» WHAT THE TASK ASKS:
Please pull out every line that includes the string "this".

» EXTRACTED ENTRIES:
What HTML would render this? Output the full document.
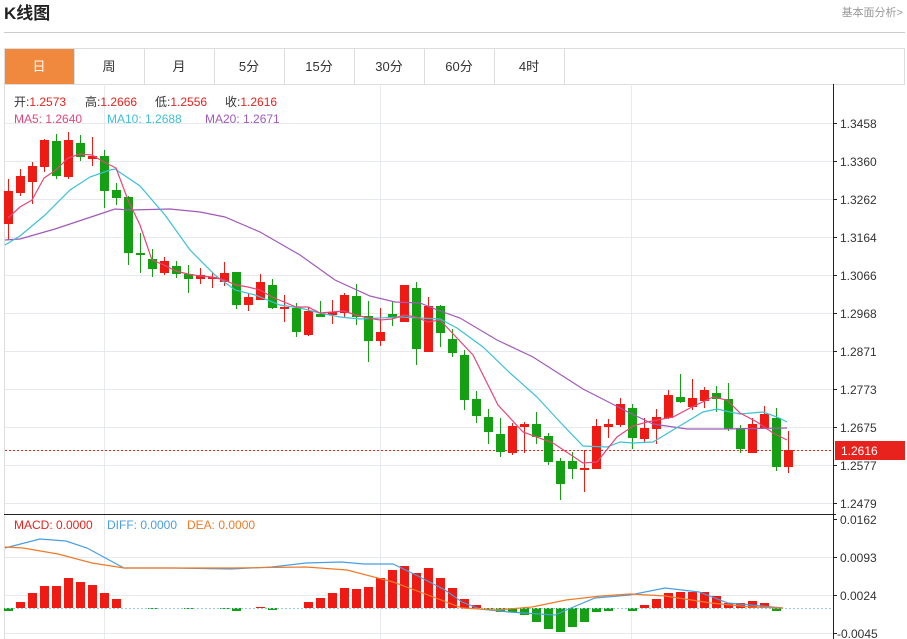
<!DOCTYPE html>
<html><head><meta charset="utf-8"><style>
body{margin:0;width:907px;height:639px;background:#fff;overflow:hidden;font-family:"Liberation Sans","Noto Sans CJK SC",sans-serif;}
svg{position:absolute;left:0;top:0}
</style></head><body>
<svg width="907" height="639" xmlns="http://www.w3.org/2000/svg" font-family="Liberation Sans, Noto Sans CJK SC, sans-serif">
<text x="4" y="19" font-size="17" font-weight="bold" fill="#222">K线图</text>
<text x="903" y="16" font-size="11" fill="#999" text-anchor="end">基本面分析&gt;</text>
<line x1="4" y1="32.5" x2="905" y2="32.5" stroke="#ccc"/>
<rect x="4.5" y="48.5" width="900" height="36" fill="#fff" stroke="#ddd"/>
<rect x="5" y="49" width="69" height="35" fill="#f0893d"/>
<g stroke="#ddd"><line x1="74.5" y1="49" x2="74.5" y2="84"/><line x1="144.5" y1="49" x2="144.5" y2="84"/><line x1="214.5" y1="49" x2="214.5" y2="84"/><line x1="284.5" y1="49" x2="284.5" y2="84"/><line x1="354.5" y1="49" x2="354.5" y2="84"/><line x1="424.5" y1="49" x2="424.5" y2="84"/><line x1="494.5" y1="49" x2="494.5" y2="84"/><line x1="564.5" y1="49" x2="564.5" y2="84"/></g>
<g font-size="13" text-anchor="middle" fill="#333"><text x="39" y="71" fill="#fff">日</text><text x="109" y="71">周</text><text x="179" y="71">月</text><text x="249" y="71">5分</text><text x="319" y="71">15分</text><text x="389" y="71">30分</text><text x="459" y="71">60分</text><text x="529" y="71">4时</text></g>
<line x1="4.5" y1="84" x2="4.5" y2="639" stroke="#ddd"/>
<g stroke="#e6e9ee"><line x1="5" y1="123.5" x2="833" y2="123.5"/><line x1="5" y1="161.5" x2="833" y2="161.5"/><line x1="5" y1="199.5" x2="833" y2="199.5"/><line x1="5" y1="237.5" x2="833" y2="237.5"/><line x1="5" y1="275.5" x2="833" y2="275.5"/><line x1="5" y1="313.5" x2="833" y2="313.5"/><line x1="5" y1="351.5" x2="833" y2="351.5"/><line x1="5" y1="389.5" x2="833" y2="389.5"/><line x1="5" y1="427.5" x2="833" y2="427.5"/><line x1="5" y1="465.5" x2="833" y2="465.5"/><line x1="5" y1="503.5" x2="833" y2="503.5"/>
<line x1="5" y1="557.5" x2="833" y2="557.5"/><line x1="5" y1="595.5" x2="833" y2="595.5"/><line x1="5" y1="633.5" x2="833" y2="633.5"/>
<line x1="104.5" y1="84" x2="104.5" y2="639"/><line x1="380.5" y1="84" x2="380.5" y2="639"/><line x1="631.5" y1="84" x2="631.5" y2="639"/></g>
<line x1="833.5" y1="84" x2="833.5" y2="639" stroke="#222"/>
<line x1="4" y1="514.5" x2="836" y2="514.5" stroke="#222"/>
<g stroke="#222"><line x1="833" y1="123.5" x2="837" y2="123.5"/><line x1="833" y1="161.5" x2="837" y2="161.5"/><line x1="833" y1="199.5" x2="837" y2="199.5"/><line x1="833" y1="237.5" x2="837" y2="237.5"/><line x1="833" y1="275.5" x2="837" y2="275.5"/><line x1="833" y1="313.5" x2="837" y2="313.5"/><line x1="833" y1="351.5" x2="837" y2="351.5"/><line x1="833" y1="389.5" x2="837" y2="389.5"/><line x1="833" y1="427.5" x2="837" y2="427.5"/><line x1="833" y1="465.5" x2="837" y2="465.5"/><line x1="833" y1="503.5" x2="837" y2="503.5"/><line x1="833" y1="519.5" x2="837" y2="519.5"/><line x1="833" y1="557.5" x2="837" y2="557.5"/><line x1="833" y1="595.5" x2="837" y2="595.5"/><line x1="833" y1="633.5" x2="837" y2="633.5"/></g>
<g font-size="12" fill="#333"><text x="840" y="128">1.3458</text><text x="840" y="166">1.3360</text><text x="840" y="204">1.3262</text><text x="840" y="242">1.3164</text><text x="840" y="280">1.3066</text><text x="840" y="318">1.2968</text><text x="840" y="356">1.2871</text><text x="840" y="394">1.2773</text><text x="840" y="432">1.2675</text><text x="840" y="470">1.2577</text><text x="840" y="508">1.2479</text><text x="840" y="524">0.0162</text><text x="840" y="562">0.0093</text><text x="840" y="600">0.0024</text><text x="837" y="638">-0.0045</text></g>
<g font-size="12" fill="#333">
<text x="14" y="106">开:<tspan fill="#e8221c">1.2573</tspan></text>
<text x="85" y="106">高:<tspan fill="#e8221c">1.2666</tspan></text>
<text x="155" y="106">低:<tspan fill="#e8221c">1.2556</tspan></text>
<text x="225" y="106">收:<tspan fill="#e8221c">1.2616</tspan></text>
<text x="14" y="123" fill="#e6457a">MA5: 1.2640</text>
<text x="107" y="123" fill="#3cc0d6">MA10: 1.2688</text>
<text x="205" y="123" fill="#a05ab8">MA20: 1.2671</text>
<text x="14" y="529" fill="#e8221c">MACD: 0.0000</text>
<text x="107" y="529" fill="#4a9ee0">DIFF: 0.0000</text>
<text x="187" y="529" fill="#f07a28">DEA: 0.0000</text>
</g>
<line x1="5" y1="450.5" x2="833" y2="450.5" stroke="#e8221c" stroke-dasharray="2,2"/>
<rect x="835" y="441" width="70" height="19" fill="#e8221c"/>
<text x="841" y="455" font-size="12" fill="#fff">1.2616</text>
<g id="candles"></g>
<g id="macd"></g>
<line x1="5" y1="608.5" x2="833" y2="608.5" stroke="#9cc9ea" stroke-dasharray="2,2"/>
<polyline fill="none" stroke="#a05ab8" stroke-width="1.2" points="5,240 20,239 55,229 100,214 115,209 130,210 170,209 200,212 225,217 260,232 300,255 335,280 370,296 395,302 420,303 440,311 460,318 497,340 533,357 583,389 630,413 653,424 687,429 723,429 787,428"/>
<polyline fill="none" stroke="#3cc0d6" stroke-width="1.2" points="5,245 20,236 45,215 70,190 90,177 110,170 115,169 140,186 165,215 190,250 215,275 235,290 255,295 280,305 300,308 320,313 340,317 360,319 380,318 400,317 420,318 440,319 457,328 483,347 510,373 537,397 560,422 583,446 607,447 620,442 633,443 653,442 673,430 703,412 717,409 730,412 740,414 763,412 777,417 787,422"/>
<polyline fill="none" stroke="#e6457a" stroke-width="1.2" points="8,218 20,207 32,200 44,178 56,170 68,158 80,154 92,155 104,162 116,168 128,200 140,225 152,260 164,265 176,271 188,274 200,276 212,277 224,280 236,285 248,287 260,290 272,297 284,302 296,307 308,307 320,313 332,312 344,311 356,315 368,318 380,320 392,319 404,315 416,317 428,322 440,320 473,355 498,405 523,432 553,443 583,463 597,462 617,437 633,426 647,422 673,417 690,408 713,397 727,400 740,413 757,422 773,433 787,440"/>
<polyline fill="none" stroke="#4a9ee0" stroke-width="1.2" points="5,548 40,539 66,541 87,548 124,568 173,568 231,569 272,567 306,563 341,562 364,564 393,564 416,575 445,590 462,602 480,609 509,612 555,615 578,605 595,598 630,595 665,588 699,592 728,603 751,605 783,608"/>
<polyline fill="none" stroke="#f07a28" stroke-width="1.2" points="5,547 23,548 58,554 92,563 124,568 231,568 306,567 347,570 393,582 428,595 462,608 497,610 532,607 566,600 601,596 630,594 665,596 711,603 751,607 783,608"/>
</svg>
<script>
var C=[[191,224,179,240,'r'],[176,193,169,196,'r'],[166,182,162,204,'r'],[140,167,139,172,'r'],[141,176,134,179,'g'],[140,177,132,179,'r'],[143,157,135,161,'g'],[156,159,137,166,'r'],[156,191,150,208,'g'],[190,198,183,205,'g'],[197,253,196,265,'g'],[253,255,233,273,'g'],[259,269,249,277,'g'],[261,273,257,275,'r'],[266,274,261,278,'g'],[274,279,265,293,'g'],[275,279,268,284,'r'],[277,279,272,288,'r'],[273,282,262,286,'r'],[272,305,272,309,'g'],[297,305,293,311,'r'],[282,300,274,300,'r'],[285,308,279,309,'g'],[307,309,295,322,'r'],[308,332,303,337,'g'],[311,335,307,336,'r'],[314,317,301,317,'g'],[312,315,300,324,'r'],[295,313,293,317,'r'],[296,317,284,325,'g'],[316,341,301,362,'g'],[332,341,308,346,'r'],[314,317,301,326,'g'],[285,322,285,322,'r'],[288,349,282,365,'g'],[306,352,297,352,'r'],[306,333,305,347,'g'],[339,353,329,357,'g'],[355,400,350,410,'g'],[399,416,391,423,'g'],[417,432,409,444,'g'],[434,452,418,457,'g'],[426,453,423,455,'r'],[424,427,422,453,'r'],[424,437,412,444,'g'],[436,462,433,465,'g'],[461,484,458,500,'g'],[461,469,452,479,'g'],[468,470,450,492,'r'],[426,469,419,469,'r'],[424,427,419,438,'r'],[404,425,398,427,'r'],[408,438,404,449,'g'],[428,439,418,442,'r'],[417,429,409,444,'r'],[395,418,390,419,'r'],[397,402,374,403,'g'],[398,407,379,410,'r'],[390,401,387,408,'r'],[393,399,386,412,'g'],[399,429,383,431,'g'],[428,449,425,453,'g'],[424,453,418,453,'r'],[414,428,406,428,'r'],[418,467,408,471,'g'],[450,467,431,473,'r']];
var g=document.getElementById('candles'),s='';
C.forEach(function(c,i){var x=8+12*i,col=c[4]=='r'?'#ee1b14':'#14a012';s+='<line x1="'+(x+.5)+'" y1="'+c[2]+'" x2="'+(x+.5)+'" y2="'+c[3]+'" stroke="'+col+'"/><rect x="'+(x-4)+'" y="'+c[0]+'" width="9" height="'+Math.max(1.5,c[1]-c[0])+'" fill="'+col+'"/>';});
g.innerHTML=s;
var M={0:-3,1:6,2:15,3:22,4:22,5:30,6:26,7:23,8:15,9:9,12:-1,15:-1,18:-1,19:-3,21:1,22:-2,25:6,26:10,27:15,28:20,29:19,30:21,31:30,32:38,33:42,34:35,35:40,36:30,37:20,38:9,39:3,40:-1,41:-4,42:-4,43:-7,44:-14,45:-21,46:-24,47:-19,48:-14,49:-4,50:-3,52:-3,53:3,54:9,55:15,56:16,57:16,58:16,59:12,60:5,61:5,62:7,63:5,64:-3};
s='';for(var k in M){var v=M[k],x=8+12*k,col=v>0?'#ee1b14':'#14a012';s+='<rect x="'+(x-4)+'" y="'+(v>0?608-v:608)+'" width="9" height="'+Math.abs(v)+'" fill="'+col+'"/>';}
document.getElementById('macd').innerHTML=s;
</script>
</body></html>
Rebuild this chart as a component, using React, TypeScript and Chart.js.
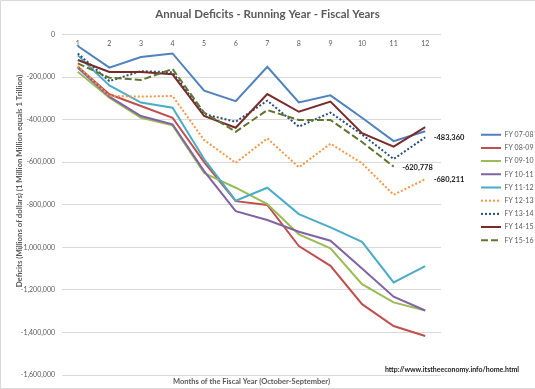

» COMPLETED EXERCISE:
What HTML would render this? Output the full document.
Rebuild this chart as a component, using React, TypeScript and Chart.js.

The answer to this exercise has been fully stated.